Nel 1964, andò in onda sul programma nazionale, come allora si chiamava quello che oggi è RAI1, lo sceneggiato, come all’epoca erano catalogati, in otto puntate e non in episodi, I grandi camaleonti, per la regia di Edmo Fenoglio. Una storia che, tratta dal romanzo di Federico Zardi, racconta la storia francese che va dalla fine della rivoluzione, al Direttorio e quindi alla presa del potere di Napoleone. Un cast stellare per l’epoca: Giancarlo Sbragia (Napoleone), Raul Grassilli, Enzo Cerusico, Tino Carraro, Valentina Cortese, Mario Pisu.
Il grande Vittorio Cottafavi nel 1973 realizzò Napoleone a Sant'Elena, trasmesso in quattro puntate. La storia, che vede un Napoleone agli ultimi mesi di vita, relegato nell’esilio di Sant’Elena, è il racconto delle sua verità che vorrà lasciare in forma di memorie da affidare alle generazioni future.
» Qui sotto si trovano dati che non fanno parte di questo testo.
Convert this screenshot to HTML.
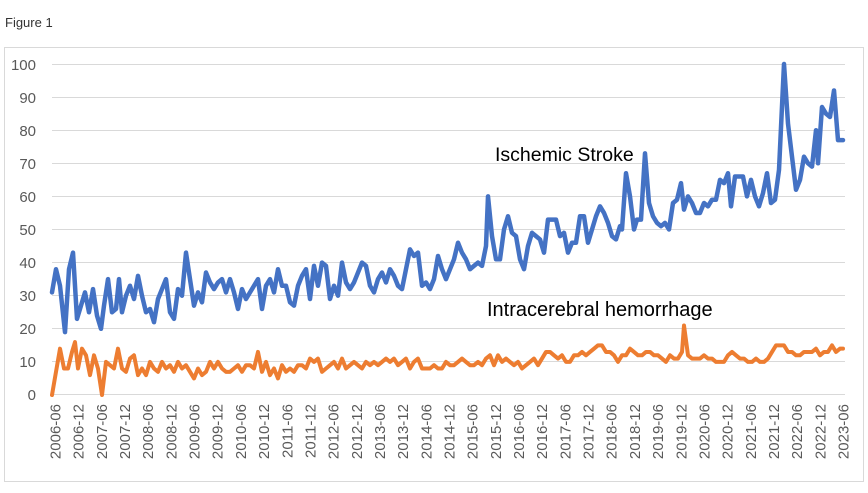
<!DOCTYPE html>
<html><head><meta charset="utf-8"><style>
html,body{margin:0;padding:0;background:#fff;width:868px;height:493px;overflow:hidden;font-family:"Liberation Sans",sans-serif}
</style></head><body>
<svg width="868" height="493" xmlns="http://www.w3.org/2000/svg" font-family="Liberation Sans, sans-serif">
<text x="5" y="27" font-size="13" fill="#333">Figure 1</text>
<rect x="4.5" y="47.5" width="859" height="434" fill="#fff" stroke="#d9d9d9"/>
<g stroke="#d9d9d9" stroke-width="1">
<line x1="52" x2="845" y1="64.5" y2="64.5"/><line x1="52" x2="845" y1="97.5" y2="97.5"/>
<line x1="52" x2="845" y1="130.5" y2="130.5"/><line x1="52" x2="845" y1="163.5" y2="163.5"/>
<line x1="52" x2="845" y1="196.5" y2="196.5"/><line x1="52" x2="845" y1="229.5" y2="229.5"/>
<line x1="52" x2="845" y1="262.5" y2="262.5"/><line x1="52" x2="845" y1="295.5" y2="295.5"/>
<line x1="52" x2="845" y1="328.5" y2="328.5"/><line x1="52" x2="845" y1="361.5" y2="361.5"/>
<line x1="52" x2="845" y1="394.5" y2="394.5"/>
</g>
<g font-size="15" fill="#595959" text-anchor="end">
<text x="36" y="70">100</text><text x="36" y="103">90</text><text x="36" y="136">80</text>
<text x="36" y="169">70</text><text x="36" y="202">60</text><text x="36" y="235">50</text>
<text x="36" y="268">40</text><text x="36" y="301">30</text><text x="36" y="334">20</text>
<text x="36" y="367">10</text><text x="36" y="400">0</text>
</g>
<g id="xl" font-size="15" fill="#595959" text-anchor="end"></g>
<g transform="translate(0,395) scale(1,-3.31)" fill="none" stroke-linejoin="round" stroke-linecap="round">
<polyline id="b" stroke="#4472c4" stroke-width="4.5" vector-effect="non-scaling-stroke" points=""/>
<polyline id="o" stroke="#ed7d31" stroke-width="4" vector-effect="non-scaling-stroke" points=""/>
</g>
<text x="495" y="161" font-size="19.5" fill="#000">Ischemic Stroke</text>
<text x="487" y="316" font-size="20" fill="#000">Intracerebral hemorrhage</text>
</svg>
<script>
var B=[52,31,56,38,60,33,65,19,69,38,73,43,77,23,81,27,85,31,89,25,93,32,97,24,101,20,104,27,108,35,112,25,116,26,119,35,122,25,126,30,130,33,134,29,138,36,142,30,146,25,150,26,154,22,158,29,162,32,166,35,170,25,174,23,178,32,182,30,186,43,190,35,194,27,198,31,202,28,206,37,210,34,214,32,218,34,222,35,226,31,230,35,234,31,238,26,242,32,246,29,250,31,254,33,258,35,262,26,266,33,270,35,274,31,278,38,282,33,286,33,290,28,294,27,298,33,302,36,306,38,310,29,314,39,318,33,322,40,326,39,330,29,334,33,338,30,342,40,346,34,350,32,354,34,358,37,362,40,366,39,370,33,374,31,378,35,382,37,386,34,390,38,394,36,398,33,402,32,406,38,410,44,414,42,418,43,422,33,426,34,430,32,434,35,438,42,442,38,446,35,450,38,454,41,458,46,462,43,466,41,470,38,474,39,478,40,482,39,486,45,488,60,492,48,496,41,500,41,504,50,508,54,512,49,516,48,520,41,524,38,528,45,532,49,536,48,540,47,544,43,548,53,552,53,556,53,560,48,564,49,568,43,572,46,576,46,580,54,584,54,588,46,592,50,596,54,600,57,604,55,608,52,612,48,616,47,620,51,622,50,626,67,630,60,634,50,637,53,641,53,645,73,649,58,653,54,657,52,661,51,665,52,669,50,673,58,677,59,681,64,684,56,688,60,692,58,696,55,700,55,704,58,708,57,712,59,716,59,720,65,724,64,728,67,731,57,735,66,739,66,743,66,747,60,751,65,755,60,759,57,763,61,767,67,771,58,775,59,779,68,784,100,788,82,792,72,796,62,800,65,804,72,808,70,812,69,816,80,818,70,822,87,826,85,830,84,834,92,838,77,843,77];
var O=[52,0,56,7,60,14,64,8,68,8,72,13,75,16,78,8,82,14,86,12,90,6,94,12,98,8,102,0,106,10,110,9,114,8,118,14,122,8,126,7,130,11,134,12,138,6,142,8,146,6,150,10,154,8,158,7,162,10,166,8,170,9,174,7,178,10,182,8,186,9,190,7,194,5,198,8,202,6,206,7,210,10,214,8,218,10,222,8,226,7,230,7,234,8,238,9,242,7,246,9,250,9,254,8,258,13,262,7,266,10,270,6,274,8,278,5,282,9,286,7,290,8,294,7,298,9,302,9,306,8,310,11,314,10,318,11,322,7,326,8,330,9,334,10,338,8,342,11,346,8,350,9,354,10,358,9,362,8,366,10,370,9,374,10,378,9,382,10,386,11,390,10,394,11,398,9,402,10,406,11,410,8,414,10,418,11,422,8,426,8,430,8,434,9,438,8,442,8,446,10,450,9,454,9,458,10,462,11,466,10,470,9,474,9,478,10,482,9,486,11,490,12,494,9,498,12,502,10,506,11,510,10,514,9,518,10,522,8,526,9,530,10,534,11,538,9,542,11,546,13,550,13,554,12,558,11,562,12,566,10,570,10,574,12,578,12,582,13,586,12,590,13,594,14,598,15,602,15,606,13,610,13,614,12,618,10,622,12,626,12,630,14,634,13,638,12,642,12,646,13,650,13,654,12,658,12,662,11,666,10,670,12,674,11,678,11,682,13,684,21,688,12,692,11,696,11,700,11,704,12,708,11,712,11,716,10,720,10,724,10,728,12,732,13,736,12,740,11,744,11,748,10,752,10,756,11,760,10,764,10,768,11,772,13,776,15,780,15,784,15,788,13,792,13,796,12,800,12,804,13,808,13,812,13,816,14,820,12,824,13,828,13,832,15,836,13,840,14,843,14];
function pts(a){var s=[];for(var i=0;i<a.length;i+=2)s.push(a[i]+","+a[i+1]);return s.join(" ");}
document.getElementById("b").setAttribute("points",pts(B));
document.getElementById("o").setAttribute("points",pts(O));
var g=document.getElementById("xl"),ns="http://www.w3.org/2000/svg";
for(var i=0;i<35;i++){var y=2006+Math.floor(i/2),m=(i%2==0)?"06":"12";
var x=55+i*(843-55)/34;var t=document.createElementNS(ns,"text");
t.setAttribute("transform","translate("+(x+5.5)+",404) rotate(-90)");t.textContent=y+"-"+m;g.appendChild(t);}
</script>
</body></html>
Le guerre e gli errori, gli amori e le fughe fanno parte di questo avventuroso racconto dell’imperatore ormai immobile nella dimenticata isola del Pacifico. Anche in questo caso, una schiera di attori di tutto rispetto e con una grande esperienza teatrale dà vita ai personaggi. Renzo Palmer nel ruolo di Napoleone, Arnoldo Foà in quello del narratore e ancora Walter Maestosi, Giuliana Calandra.
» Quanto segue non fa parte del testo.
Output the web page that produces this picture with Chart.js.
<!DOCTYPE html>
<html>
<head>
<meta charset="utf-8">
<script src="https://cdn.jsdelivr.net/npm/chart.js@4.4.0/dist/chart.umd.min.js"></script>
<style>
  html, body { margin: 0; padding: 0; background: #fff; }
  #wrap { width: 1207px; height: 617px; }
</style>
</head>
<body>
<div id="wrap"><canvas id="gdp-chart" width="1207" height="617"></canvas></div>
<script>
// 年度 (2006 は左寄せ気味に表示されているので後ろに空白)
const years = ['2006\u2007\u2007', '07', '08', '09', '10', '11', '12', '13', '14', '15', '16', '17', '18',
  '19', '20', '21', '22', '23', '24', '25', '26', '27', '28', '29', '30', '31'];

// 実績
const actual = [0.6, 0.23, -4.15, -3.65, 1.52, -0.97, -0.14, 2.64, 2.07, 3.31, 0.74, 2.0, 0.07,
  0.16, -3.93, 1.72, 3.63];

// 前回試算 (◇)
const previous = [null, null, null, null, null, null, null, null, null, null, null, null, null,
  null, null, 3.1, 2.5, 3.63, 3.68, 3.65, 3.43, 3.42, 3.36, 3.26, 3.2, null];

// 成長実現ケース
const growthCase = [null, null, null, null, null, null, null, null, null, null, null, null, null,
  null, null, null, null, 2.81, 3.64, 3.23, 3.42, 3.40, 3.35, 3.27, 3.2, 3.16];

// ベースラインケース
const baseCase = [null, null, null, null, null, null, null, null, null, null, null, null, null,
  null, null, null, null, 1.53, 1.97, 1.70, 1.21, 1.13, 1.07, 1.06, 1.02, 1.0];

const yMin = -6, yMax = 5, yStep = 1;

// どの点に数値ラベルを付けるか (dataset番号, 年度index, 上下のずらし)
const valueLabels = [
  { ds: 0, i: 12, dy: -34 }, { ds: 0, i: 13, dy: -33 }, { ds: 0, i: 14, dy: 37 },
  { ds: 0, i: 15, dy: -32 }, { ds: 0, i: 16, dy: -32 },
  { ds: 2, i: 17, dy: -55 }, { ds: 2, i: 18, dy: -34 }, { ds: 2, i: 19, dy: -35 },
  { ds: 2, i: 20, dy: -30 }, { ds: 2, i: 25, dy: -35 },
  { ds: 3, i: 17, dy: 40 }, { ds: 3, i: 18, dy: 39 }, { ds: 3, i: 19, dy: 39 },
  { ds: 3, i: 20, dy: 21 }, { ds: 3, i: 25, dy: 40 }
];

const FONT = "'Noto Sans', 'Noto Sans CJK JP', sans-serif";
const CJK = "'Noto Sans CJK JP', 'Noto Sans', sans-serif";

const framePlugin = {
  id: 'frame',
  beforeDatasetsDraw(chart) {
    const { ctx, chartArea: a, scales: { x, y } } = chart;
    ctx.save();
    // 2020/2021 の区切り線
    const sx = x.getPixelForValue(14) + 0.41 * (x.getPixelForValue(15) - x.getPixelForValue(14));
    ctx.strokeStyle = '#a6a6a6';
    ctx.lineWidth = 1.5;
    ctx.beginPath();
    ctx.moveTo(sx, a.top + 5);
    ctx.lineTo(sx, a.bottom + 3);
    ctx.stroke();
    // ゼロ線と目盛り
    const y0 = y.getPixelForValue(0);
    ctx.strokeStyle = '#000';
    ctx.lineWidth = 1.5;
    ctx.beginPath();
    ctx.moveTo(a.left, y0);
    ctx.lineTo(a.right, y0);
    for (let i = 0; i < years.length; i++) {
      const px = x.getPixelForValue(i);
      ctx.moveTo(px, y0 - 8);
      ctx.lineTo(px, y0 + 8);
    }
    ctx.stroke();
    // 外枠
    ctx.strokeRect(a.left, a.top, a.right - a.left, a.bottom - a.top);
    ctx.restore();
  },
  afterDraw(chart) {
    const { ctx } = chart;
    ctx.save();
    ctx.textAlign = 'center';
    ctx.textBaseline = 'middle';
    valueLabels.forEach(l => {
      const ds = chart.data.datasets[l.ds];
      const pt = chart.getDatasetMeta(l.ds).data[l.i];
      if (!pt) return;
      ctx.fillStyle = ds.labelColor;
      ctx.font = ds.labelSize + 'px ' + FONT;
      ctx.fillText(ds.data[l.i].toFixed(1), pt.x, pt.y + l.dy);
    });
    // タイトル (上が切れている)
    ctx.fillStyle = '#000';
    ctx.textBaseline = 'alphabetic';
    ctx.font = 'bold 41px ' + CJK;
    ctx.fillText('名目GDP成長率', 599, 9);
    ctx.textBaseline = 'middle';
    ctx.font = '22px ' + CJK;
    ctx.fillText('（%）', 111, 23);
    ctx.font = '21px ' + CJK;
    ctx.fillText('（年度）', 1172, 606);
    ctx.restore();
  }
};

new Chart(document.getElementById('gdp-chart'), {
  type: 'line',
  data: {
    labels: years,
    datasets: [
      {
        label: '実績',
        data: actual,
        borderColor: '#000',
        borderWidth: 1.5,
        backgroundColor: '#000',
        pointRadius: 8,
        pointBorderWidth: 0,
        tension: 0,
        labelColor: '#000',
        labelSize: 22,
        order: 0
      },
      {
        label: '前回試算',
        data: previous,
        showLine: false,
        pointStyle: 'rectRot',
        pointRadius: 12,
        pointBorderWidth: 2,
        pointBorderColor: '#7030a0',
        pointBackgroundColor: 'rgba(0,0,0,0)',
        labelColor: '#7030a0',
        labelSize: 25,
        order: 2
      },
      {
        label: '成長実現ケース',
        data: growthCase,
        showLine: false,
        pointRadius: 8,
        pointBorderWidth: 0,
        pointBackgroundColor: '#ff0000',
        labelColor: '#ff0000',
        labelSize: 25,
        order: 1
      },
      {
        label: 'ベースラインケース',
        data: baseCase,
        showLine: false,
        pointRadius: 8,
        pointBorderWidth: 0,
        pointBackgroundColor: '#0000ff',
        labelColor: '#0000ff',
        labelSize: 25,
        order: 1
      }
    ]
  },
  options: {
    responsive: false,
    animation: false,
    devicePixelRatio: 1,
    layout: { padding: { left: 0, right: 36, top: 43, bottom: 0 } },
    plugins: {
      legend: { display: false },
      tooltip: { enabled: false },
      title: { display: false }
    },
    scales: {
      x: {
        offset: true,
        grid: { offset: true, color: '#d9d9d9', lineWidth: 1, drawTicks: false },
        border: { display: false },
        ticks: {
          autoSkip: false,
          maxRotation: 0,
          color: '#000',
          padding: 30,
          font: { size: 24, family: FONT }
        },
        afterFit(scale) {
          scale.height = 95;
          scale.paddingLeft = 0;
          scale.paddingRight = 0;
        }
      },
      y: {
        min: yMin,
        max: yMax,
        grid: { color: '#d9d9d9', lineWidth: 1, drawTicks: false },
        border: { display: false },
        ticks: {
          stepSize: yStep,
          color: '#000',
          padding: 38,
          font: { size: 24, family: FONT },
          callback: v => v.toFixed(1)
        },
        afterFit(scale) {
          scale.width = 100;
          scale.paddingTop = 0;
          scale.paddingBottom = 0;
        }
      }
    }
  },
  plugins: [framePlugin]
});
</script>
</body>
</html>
Anche le televisioni straniere hanno raccolto il mito del generale per farne fiction popolare.
Tra queste vanno sicuramente ricordate: Napoleone e le donne del 1983, per la TV inglese, che vede per la terza volta Ian Holm nei panni del generale francese le cui gesta sono raccontate dalle sue donne; Napoleone e Giuseppina di Richard Heffron è una miniserie TV statunitense del 1987 che racconta della caduta e dell’ascesa di Napoleone, centrando il racconto sul suo rapporto con la prima moglie Giuseppina di Beauharnais; infine va ricordata un’altra miniserie tv Napoléon, quattro puntate dirette da Yves Simoneau, frutto di una coproduzione tra Francia, Germania, Italia, Canada e Stati Uniti. Il film che vede nel cast John Malkovic, Gerard Depardieu e Isabella Rossellini, guarda alla biografia del protagonista, ma gli conferisce uno spessore psicologico particolare. Un uomo che ha il senso della storia, che guarda alla sua solitudine alla sua Jospehine che non potrà dargli un erede per perpetuare una dinastia.
Conclusioni
Il personaggio di Napoleone resta affascinante, epico e per alcuni tratti misterioso, come misteriosa è stata la sua morte. Il cinema ha tratto a volte lo spettacolo, a volte il profilo umano, restituendo un personaggio variegato e di grande profilo storico. Forse l’unico film che sintetizza bene i suoi tratti è quello di Abel Gance che resta un film per un cinema pensato in grande, per i grandi spazi come quelli desiderati da Napoleone durante la sua vita.